Conditions improved somewhat Wednesday, as the National Weather Service cancelled its red flag warning for parts of the San Francisco Bay Area while leaving it in place for other northern portions of the state. High winds Tuesday prompted California’s largest utility, PG&E Corp., to cut power to about 48,000 homes and businesses in 13 counties to prevent electrical lines from sparking more blazes if they toppled from high winds. The utility said it would start restoring power on Thursday, a day later than an earlier estimate, because of changing weather conditions.
The winds helped fuel the Caldor Fire’s startling growth, and state fire officials on Wednesday pulled crews off of other blazes to fight it. Investigators haven’t determined how many homes burned in Grizzly Flats, population 1,200. The Associated Press reported that fire officials estimated at least 50 homes had burned in the area.
“This has been an incident that developed really quickly and has grown extremely fast,” said Mike Blankenheim, a unit chief with the Cal Fire. “It’s outpaced the models on a two-to-one basis.”
But the same winds also kept other fires growing. The month-old Dixie Fire in the northern Sierra Nevada Mountains has now become the first known blaze in California’s history to burn all the way from the range’s western foothills, up over its crest and down into the valleys to the east, Porter said.
“We don’t have any record of that happening before,” he said. By Wednesday morning, the Dixie Fire had scorched nearly 635,730 acres, the second-largest fire in state history.
This has been one of California’s worst fire seasons ever. On Monday, the state broke a milestone of 1 million acres burned, the earliest it has ever reached that mark. So far this year, 6,540 fires have torched at least 1,800 structures in the state. But no deaths were reported through Wednesday.
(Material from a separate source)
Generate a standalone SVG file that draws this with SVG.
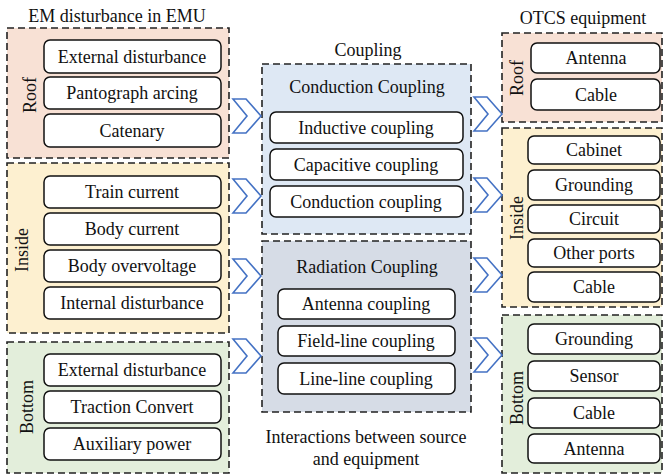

Across the Northern Hemisphere, wildfires are sweeping areas left unusually dry this summer by drought and extreme heat blamed on climate change. A wildfire burning near the French Riviera killed two people this week and injured at least 27. At least five people have been killed this month by wildfires in Southern Italy. And a blaze outside Athens is forcing villages to evacuate.
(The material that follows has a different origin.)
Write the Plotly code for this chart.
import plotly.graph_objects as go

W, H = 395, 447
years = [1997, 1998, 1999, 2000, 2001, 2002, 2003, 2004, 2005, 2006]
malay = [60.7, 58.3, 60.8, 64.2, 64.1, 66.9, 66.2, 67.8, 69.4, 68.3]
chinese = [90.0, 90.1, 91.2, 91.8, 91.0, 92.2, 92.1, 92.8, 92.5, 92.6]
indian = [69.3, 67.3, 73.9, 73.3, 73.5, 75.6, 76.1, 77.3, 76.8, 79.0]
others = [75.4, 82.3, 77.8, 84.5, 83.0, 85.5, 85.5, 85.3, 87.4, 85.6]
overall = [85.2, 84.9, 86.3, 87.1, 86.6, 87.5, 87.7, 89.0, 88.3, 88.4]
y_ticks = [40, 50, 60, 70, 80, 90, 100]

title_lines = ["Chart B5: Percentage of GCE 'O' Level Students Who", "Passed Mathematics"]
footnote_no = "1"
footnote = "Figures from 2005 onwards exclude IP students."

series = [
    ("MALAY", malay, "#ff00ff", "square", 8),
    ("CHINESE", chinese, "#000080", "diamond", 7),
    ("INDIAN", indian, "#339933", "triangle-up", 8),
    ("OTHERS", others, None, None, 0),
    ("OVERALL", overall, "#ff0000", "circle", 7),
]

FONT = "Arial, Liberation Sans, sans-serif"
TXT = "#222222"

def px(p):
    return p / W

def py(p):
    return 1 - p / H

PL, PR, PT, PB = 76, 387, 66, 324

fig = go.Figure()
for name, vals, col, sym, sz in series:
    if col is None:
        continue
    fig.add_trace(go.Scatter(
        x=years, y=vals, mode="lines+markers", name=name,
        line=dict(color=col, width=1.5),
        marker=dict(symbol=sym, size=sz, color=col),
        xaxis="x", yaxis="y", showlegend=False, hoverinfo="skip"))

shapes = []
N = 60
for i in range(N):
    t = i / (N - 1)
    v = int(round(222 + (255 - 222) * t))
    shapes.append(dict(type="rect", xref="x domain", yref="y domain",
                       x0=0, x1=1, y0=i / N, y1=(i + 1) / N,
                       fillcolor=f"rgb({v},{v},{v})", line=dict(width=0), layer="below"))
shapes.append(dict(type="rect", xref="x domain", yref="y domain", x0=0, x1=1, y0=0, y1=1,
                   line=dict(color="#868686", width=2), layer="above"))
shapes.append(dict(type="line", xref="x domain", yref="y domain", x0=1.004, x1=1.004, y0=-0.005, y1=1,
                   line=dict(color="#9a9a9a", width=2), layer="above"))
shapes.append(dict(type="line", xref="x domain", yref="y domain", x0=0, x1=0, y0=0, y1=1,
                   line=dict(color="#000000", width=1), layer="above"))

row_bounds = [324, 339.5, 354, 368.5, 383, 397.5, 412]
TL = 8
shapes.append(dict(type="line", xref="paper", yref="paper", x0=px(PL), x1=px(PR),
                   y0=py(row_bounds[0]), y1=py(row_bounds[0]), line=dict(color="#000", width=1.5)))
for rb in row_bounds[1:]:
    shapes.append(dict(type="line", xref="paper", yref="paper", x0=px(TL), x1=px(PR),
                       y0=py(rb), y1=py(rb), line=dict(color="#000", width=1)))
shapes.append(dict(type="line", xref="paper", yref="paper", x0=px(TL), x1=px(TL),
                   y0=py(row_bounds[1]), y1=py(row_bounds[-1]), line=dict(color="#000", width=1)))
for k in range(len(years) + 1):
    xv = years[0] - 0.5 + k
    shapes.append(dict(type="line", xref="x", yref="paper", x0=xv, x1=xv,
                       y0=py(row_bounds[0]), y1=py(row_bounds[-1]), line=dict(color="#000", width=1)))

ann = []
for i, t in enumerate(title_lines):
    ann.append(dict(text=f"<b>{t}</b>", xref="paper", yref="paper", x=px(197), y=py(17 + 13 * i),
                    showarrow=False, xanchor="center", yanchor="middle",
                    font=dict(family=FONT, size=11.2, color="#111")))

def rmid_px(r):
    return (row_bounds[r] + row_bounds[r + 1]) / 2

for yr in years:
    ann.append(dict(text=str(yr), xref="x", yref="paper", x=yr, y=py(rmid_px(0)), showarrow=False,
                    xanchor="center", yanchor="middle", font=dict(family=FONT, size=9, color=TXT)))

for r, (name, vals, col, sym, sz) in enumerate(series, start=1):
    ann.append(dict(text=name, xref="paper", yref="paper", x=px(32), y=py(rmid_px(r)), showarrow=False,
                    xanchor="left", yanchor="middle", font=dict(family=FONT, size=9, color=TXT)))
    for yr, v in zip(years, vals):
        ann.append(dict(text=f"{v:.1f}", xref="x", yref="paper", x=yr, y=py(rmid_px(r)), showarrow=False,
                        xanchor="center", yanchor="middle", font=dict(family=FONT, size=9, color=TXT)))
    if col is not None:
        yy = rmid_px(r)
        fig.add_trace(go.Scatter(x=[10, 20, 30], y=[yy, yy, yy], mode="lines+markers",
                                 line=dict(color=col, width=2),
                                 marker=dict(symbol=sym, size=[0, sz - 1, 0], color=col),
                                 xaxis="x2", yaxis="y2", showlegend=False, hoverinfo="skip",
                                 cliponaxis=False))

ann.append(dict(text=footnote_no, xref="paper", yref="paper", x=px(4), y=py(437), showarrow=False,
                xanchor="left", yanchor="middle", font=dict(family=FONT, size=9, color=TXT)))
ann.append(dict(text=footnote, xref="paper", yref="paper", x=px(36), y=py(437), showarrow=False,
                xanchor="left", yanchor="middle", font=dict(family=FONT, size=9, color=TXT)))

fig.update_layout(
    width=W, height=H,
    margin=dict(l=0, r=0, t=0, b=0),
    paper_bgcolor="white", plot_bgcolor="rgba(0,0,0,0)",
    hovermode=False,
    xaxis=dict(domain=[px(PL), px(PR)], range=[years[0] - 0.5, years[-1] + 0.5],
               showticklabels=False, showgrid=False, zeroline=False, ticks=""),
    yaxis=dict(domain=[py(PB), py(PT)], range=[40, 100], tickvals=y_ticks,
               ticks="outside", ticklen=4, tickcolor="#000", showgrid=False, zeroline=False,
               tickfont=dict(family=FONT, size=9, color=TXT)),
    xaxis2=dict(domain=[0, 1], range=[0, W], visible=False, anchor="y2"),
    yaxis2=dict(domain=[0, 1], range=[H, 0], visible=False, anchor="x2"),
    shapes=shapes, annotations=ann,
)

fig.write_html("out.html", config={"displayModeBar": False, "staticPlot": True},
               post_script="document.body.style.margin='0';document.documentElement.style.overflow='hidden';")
As drastic as California’s fire season has been so far, it is still weeks away from its peak, when the Santa Ana and Diablo winds start to blow from the east. As summer weather patterns give way to fall, large high-pressure systems typically build over the Great Basin of Nevada and Utah, sending winds rushing from the east to low-pressure systems that often develop off the Pacific coast.
These winds dry out and heat up as they cross California’s mountain ranges, allowing them to fan any sparks they catch into major fires. Four of the state’s five most destructive fires occurred in October and November.
The danger often doesn’t pass until winter rain and snow squelch the flames. But the possibility of another La Nina event this fall and winter, the second in as many years, could bring California another dry winter.
Temperatures will linger in the 90s Fahrenheit through the rest of the week in the Sacramento area, said Emily Heller, a meteorologist with the National Weather Service in Sacramento. Air quality alerts due to smoke pollution have spread across the West, including through California’s Central Valley and covering almost all of Idaho and Wyoming. Smoke can even make it harder to fight the blazes that are burning, by limiting the ability of aircraft to drop flame retardant.
State officials urged residents to pay attention to the speed with which fires are spreading and be ready to evacuate if needed.
“Remember every acre in California can and will burn some day,” Porter said. “Just make sure that you’re ready when it does.”